Independentemente de a referida reportagem ter tido por objectivo, entre outros, o de tentar publicamente denegrir e ofender a imagem e o bom nome da Igreja Católica e dos católicos portugueses, e o de tentar publicamente desacreditar e condicionar o magistério, o ministério e a acção da Igreja Católica e dos católicos em Portugal, o que é um facto é que, em minha opinião, é isso que resulta da mesma, ao pretender-se inculcar a ideia ou o “alarme social” de que estaria a ser levada a cabo uma actividade secreta e, por isso mesmo, ilícita.

Para além dos direitos ao bom nome, reputação e imagem, à reserva da vida privada, à não discriminação, à liberdade e segurança e à liberdade de expressão e de informação, a Constituição da República Portuguesa garante os direitos à liberdade de consciência, de religião e de culto, que considera invioláveis. Ninguém pode ser perseguido por causa das suas convicções ou prática religiosa, sendo as igrejas e outras comunidades religiosas livres no exercício das suas funções e do culto.

E no que respeita à Igreja Católica em Portugal, conforme se encontra prescrito no artigo 2.º da Concordata entre a Santa Sé e o Estado Português celebrada a 18 de Maio de 2004: “1. A República Portuguesa reconhece à Igreja Católica o direito de exercer a sua missão apostólica e garante o exercício público e livre das suas atividades, nomeadamente as de culto, magistério e ministério, bem como a jurisdição em matéria eclesiástica. (...) 3. Os bispos e as outras autoridades eclesiásticas gozam da mesma liberdade em relação ao clero e aos fiéis. 4. É reconhecida à Igreja Católica, aos seus fiéis e às pessoas jurídicas que se constituam nos termos do direito canónico a liberdade religiosa, nomeadamente nos domínios da consciência, culto, reunião, associação, expressão pública, ensino e ação caritativa.”

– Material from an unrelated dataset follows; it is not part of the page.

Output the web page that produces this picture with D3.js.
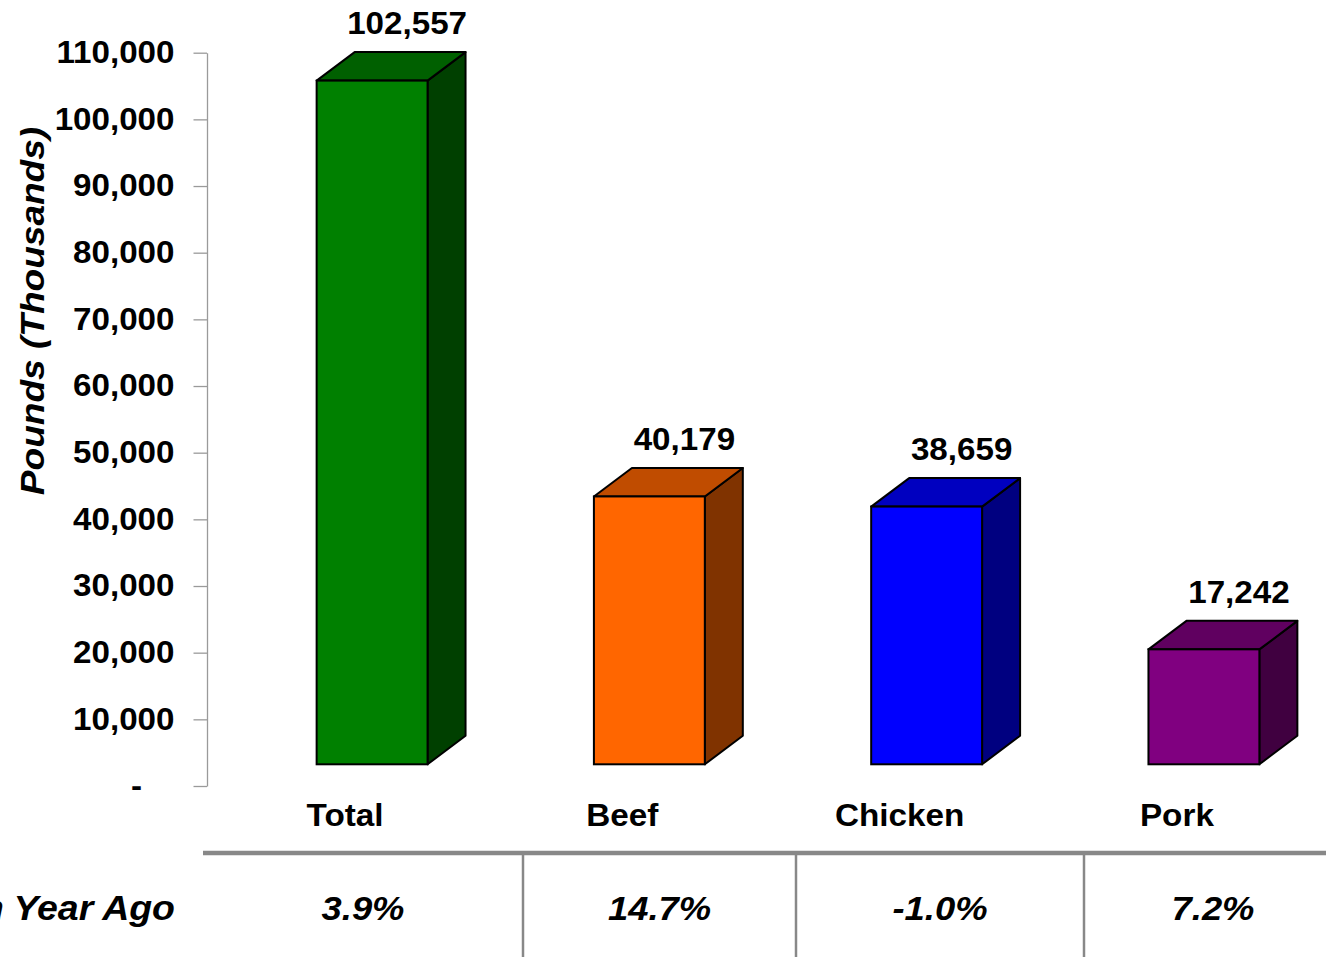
<!DOCTYPE html>
<html>
<head>
<meta charset="utf-8">
<script src="https://cdn.jsdelivr.net/npm/d3@7"></script>
<style>
  html, body { margin: 0; padding: 0; background: #fff; overflow: hidden; }
  svg { display: block; font-family: "Liberation Sans", Arial, sans-serif; }
</style>
</head>
<body>
<svg id="chart" width="1326" height="957"></svg>
<script>
// ---- data ----
const categories = ["Total", "Beef", "Chicken", "Pork"];
const values = [102557, 40179, 38659, 17242];
const changes = ["3.9%", "14.7%", "-1.0%", "7.2%"];
const rowLabel = "% Change from Year Ago";
const yTicks = [0, 10000, 20000, 30000, 40000, 50000, 60000, 70000, 80000, 90000, 100000, 110000];
const yTitle = "Pounds (Thousands)";
const frontColors = ["#008000", "#FF6600", "#0000FF", "#800080"];
const topColors = ["#006000", "#C04C00", "#0000C0", "#600060"];
const sideColors = ["#004000", "#803300", "#000080", "#400040"];
// table column boundaries (layout)
const tableCols = [203, 523, 796, 1084, 1342];

// ---- layout ----
const svg = d3.select("#chart");
const axisX = 207;
const y = d3.scaleLinear().domain([0, 110000]).range([786, 52.7]);
const x = d3.scaleBand().domain(categories).range([178, 1398]).paddingInner(0.6).paddingOuter(0.5);
const floorShift = 21.7;   // front face base sits above the axis zero
const dx = 38, dy = -28.5; // 3D depth
const stretch = 1.07;

// ---- y axis ----
const fmt = d3.format(",");
const axis = d3.axisLeft(y).tickValues(yTicks).tickSize(13.5).tickSizeOuter(0).tickPadding(19)
  .tickFormat(d => d === 0 ? "-" : fmt(d));
const gAxis = svg.append("g").attr("transform", `translate(${axisX},0)`).call(axis);
gAxis.select(".domain").attr("stroke", "#9a9a9a").attr("stroke-width", 1.3);
gAxis.selectAll(".tick line").attr("stroke", "#9a9a9a").attr("stroke-width", 1.3);
gAxis.selectAll(".tick text")
  .attr("fill", "#000").attr("font-size", 31).attr("font-weight", "bold")
  .attr("font-family", "'Liberation Sans', Arial, sans-serif")
  .attr("x", 0)
  .attr("transform", d => `translate(${d === 0 ? -65 : -32.5},0) scale(${stretch},1)`);

// y title
svg.append("text")
  .attr("transform", `translate(44,311) rotate(-90) scale(1.09,1)`)
  .attr("text-anchor", "middle")
  .attr("font-size", 34).attr("font-weight", "bold").attr("font-style", "italic")
  .text(yTitle);

// ---- bars ----
const y0 = y(0) - floorShift;
const bars = svg.append("g").selectAll("g").data(categories).join("g");
bars.each(function(c, i) {
  const g = d3.select(this);
  const x0 = x(c), x1 = x(c) + x.bandwidth();
  const yt = y(values[i]) - floorShift;
  g.append("polygon")
    .attr("points", [[x1, yt], [x1 + dx, yt + dy], [x1 + dx, y0 + dy], [x1, y0]].join(" "))
    .attr("fill", sideColors[i]).attr("stroke", "#000").attr("stroke-width", 2).attr("stroke-linejoin", "round");
  g.append("polygon")
    .attr("points", [[x0, yt], [x0 + dx, yt + dy], [x1 + dx, yt + dy], [x1, yt]].join(" "))
    .attr("fill", topColors[i]).attr("stroke", "#000").attr("stroke-width", 2).attr("stroke-linejoin", "round");
  g.append("rect")
    .attr("x", x0).attr("y", yt).attr("width", x.bandwidth()).attr("height", y0 - yt)
    .attr("fill", frontColors[i]).attr("stroke", "#000").attr("stroke-width", 2);
  g.append("text")
    .attr("transform", `translate(${x0 + x.bandwidth() / 2 + 35},${yt + dy - 18}) scale(${stretch},1)`)
    .attr("text-anchor", "middle").attr("font-size", 31).attr("font-weight", "bold")
    .text(fmt(values[i]));
});

// category labels
svg.append("g").selectAll("text").data(categories).join("text")
  .attr("transform", d => `translate(${x(d) + x.bandwidth() / 2 - 27},826) scale(1.04,1)`)
  .attr("text-anchor", "middle").attr("font-size", 32).attr("font-weight", "bold")
  .text(d => d);

// ---- table ----
svg.append("line")
  .attr("x1", tableCols[0]).attr("x2", 1326).attr("y1", 853).attr("y2", 853)
  .attr("stroke", "#888").attr("stroke-width", 4.5);
svg.append("g").selectAll("line").data(tableCols.slice(1, -1)).join("line")
  .attr("x1", d => d).attr("x2", d => d).attr("y1", 853).attr("y2", 957)
  .attr("stroke", "#888").attr("stroke-width", 2.5);
svg.append("text")
  .attr("transform", `translate(175,920) scale(${stretch},1)`)
  .attr("text-anchor", "end")
  .attr("font-size", 35).attr("font-weight", "bold").attr("font-style", "italic")
  .text(rowLabel);
svg.append("g").selectAll("text").data(changes).join("text")
  .attr("transform", (d, i) => `translate(${(tableCols[i] + tableCols[i + 1]) / 2},920) scale(${stretch},1)`)
  .attr("text-anchor", "middle").attr("font-size", 34).attr("font-weight", "bold").attr("font-style", "italic")
  .text(d => d);
</script>
</body>
</html>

A razão que me leva a dirigir-me a Vossa Eminência prende-se com o facto de até à presente data não ter ouvido nenhum responsável máximo da Igreja Católica em Portugal pronunciar-se expressa e publicamente sobre a referida reportagem, em defesa da Igreja Católica e da acção daqueles católicos, consagrados ou não, que tentam ajudar quem livremente procura a sua ajuda, não coagindo a nada e limitando-se a acolhê-los nas suas inquietações, preocupações e provações, e aconselhando-os, do ponto de vista psicológico, moral e religioso, mais não fazendo do que aquilo que o Catecismo da Igreja Católica diz que deve ser feito relativamente aos homens e mulheres que apresentam tendências homossexuais: “Devem ser acolhidos com respeito, compaixão e delicadeza. Evitar-se-á para com eles todo sinal de discriminação injusta. Estas pessoas são chamadas a realizar a vontade de Deus em sua vida, e se forem cristãs, a unir ao sacrifício da cruz do Senhor as dificuldades que podem encontrar por causa de sua condição” (§2358).

Permito-me, assim, perguntar a Vossa Eminência por que razão ainda nada foi dito sobre este assunto, quer por Vossa Eminência, quer pela Conferência Episcopal Portuguesa?

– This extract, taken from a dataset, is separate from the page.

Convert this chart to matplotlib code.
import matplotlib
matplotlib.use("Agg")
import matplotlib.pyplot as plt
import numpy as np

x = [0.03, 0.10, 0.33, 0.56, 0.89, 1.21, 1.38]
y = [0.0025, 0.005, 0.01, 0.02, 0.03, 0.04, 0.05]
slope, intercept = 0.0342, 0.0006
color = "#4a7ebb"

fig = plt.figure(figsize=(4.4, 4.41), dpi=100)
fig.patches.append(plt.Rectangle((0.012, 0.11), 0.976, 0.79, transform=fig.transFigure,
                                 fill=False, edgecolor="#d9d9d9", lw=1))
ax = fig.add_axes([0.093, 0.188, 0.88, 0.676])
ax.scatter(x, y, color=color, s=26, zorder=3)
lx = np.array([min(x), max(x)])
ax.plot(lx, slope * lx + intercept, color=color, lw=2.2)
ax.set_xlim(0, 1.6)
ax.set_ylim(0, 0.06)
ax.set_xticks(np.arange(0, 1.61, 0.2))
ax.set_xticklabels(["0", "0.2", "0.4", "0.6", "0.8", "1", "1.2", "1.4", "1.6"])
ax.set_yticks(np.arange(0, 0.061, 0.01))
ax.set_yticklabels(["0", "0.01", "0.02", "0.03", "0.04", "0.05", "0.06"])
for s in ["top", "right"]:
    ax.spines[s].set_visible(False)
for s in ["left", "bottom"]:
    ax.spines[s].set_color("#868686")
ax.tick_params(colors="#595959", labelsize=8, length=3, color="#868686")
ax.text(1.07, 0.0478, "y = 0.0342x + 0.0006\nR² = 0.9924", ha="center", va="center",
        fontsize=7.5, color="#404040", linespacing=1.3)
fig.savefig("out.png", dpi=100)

Não será certamente pelo receio de não ser politicamente correcta uma reacção, pois não foi Jesus Cristo o expoente máximo do politicamente incorrecto? Não será igualmente pelo receio de haver uma “crucificação” na praça pública, pois, mais uma vez, não foi Jesus Cristo cruxificado para nossa salvação e para remissão dos pecados do mundo?

É verdade que, na homilia que Vossa Eminência proferiu na abertura do Ano Judicial, a propósito do tempo comunicacional intenso em que vivemos, e depois de ter considerado que em si mesma a comunicação é “um grande bem, pelo que permite de mais informação e partilha”, não deixou de dizer, e passo a citar, que: “Na prática, depende do sentido de Justiça que realmente se tenha, quer da parte de quem informa, quer da parte de quem recebe a informação.” “Aos primeiros requer-se honestidade, não deturpando factos, não julgando a priori, não recolhendo fraudulentamente os dados, nem os manipulando depois. Aos segundos, que somos nós todos, requer-se sentido crítico e cuidado, muito cuidado, na aceitação do que nos é dado como certo e tantas vezes o não é, e vai eliminando reputações pelo caminho.

Contudo, pergunto se serão suficientes estas palavras de Vossa Eminência?

Por outro lado, segundo notícia que foi publicada no Diário de Notícias online no passado dia 12, quando questionado sobre a referida reportagem da TVI o secretário da Conferência Episcopal Portuguesa terá respondido o seguinte: “Sobre a reportagem da TVI a que se refere apenas duas notas: lamentamos a forma como foi feita a reportagem com captação oculta de imagem e som, atentando contra a proteção de imagem e a privacidade das pessoas. Cabe às pessoas envolvidas tomarem posição, com as quais estamos solidários quanto ao tratamento abusivo de que foram alvo."

Mas se cabe às pessoas envolvidas tomarem posição, o que se concorda em absoluto, não se deve considerar também a Igreja Católica Portuguesa uma das pessoas envolvidas e visadas pela referida reportagem e, por essa razão, não devia tomar uma posição clara, pública e expressa sobre a mesma?

Como cidadã portuguesa católica sinto-me ofendida pela referida reportagem. E perdoar-me-á Vossa Eminência a ousadia mas creio que a Igreja Católica Portuguesa também se deve considerar ofendida e actuar em conformidade com a gravidade da ofensa e, principalmente, com a seriedade daquilo que resulta da mesma, i.e, a tentativa de condicionar o magistério, o ministério e a acção da Igreja Católica e dos católicos em Portugal.

Dado que a Conferência Episcopal Portuguesa é a entidade representativa da Igreja em Portugal (conforme decorre do artigo 1.°, n.° 2 dos seus Estatutos), venho, assim, solicitar a Vossa Eminência que seja tomada uma posição pública sobre este assunto.

Existem tempos e assuntos relativamente aos quais o silêncio é a melhor resposta. Estes tempos e este assunto, com o devido respeito, não me parecem ser um deles.

Do lado de Deus para o bem de todos.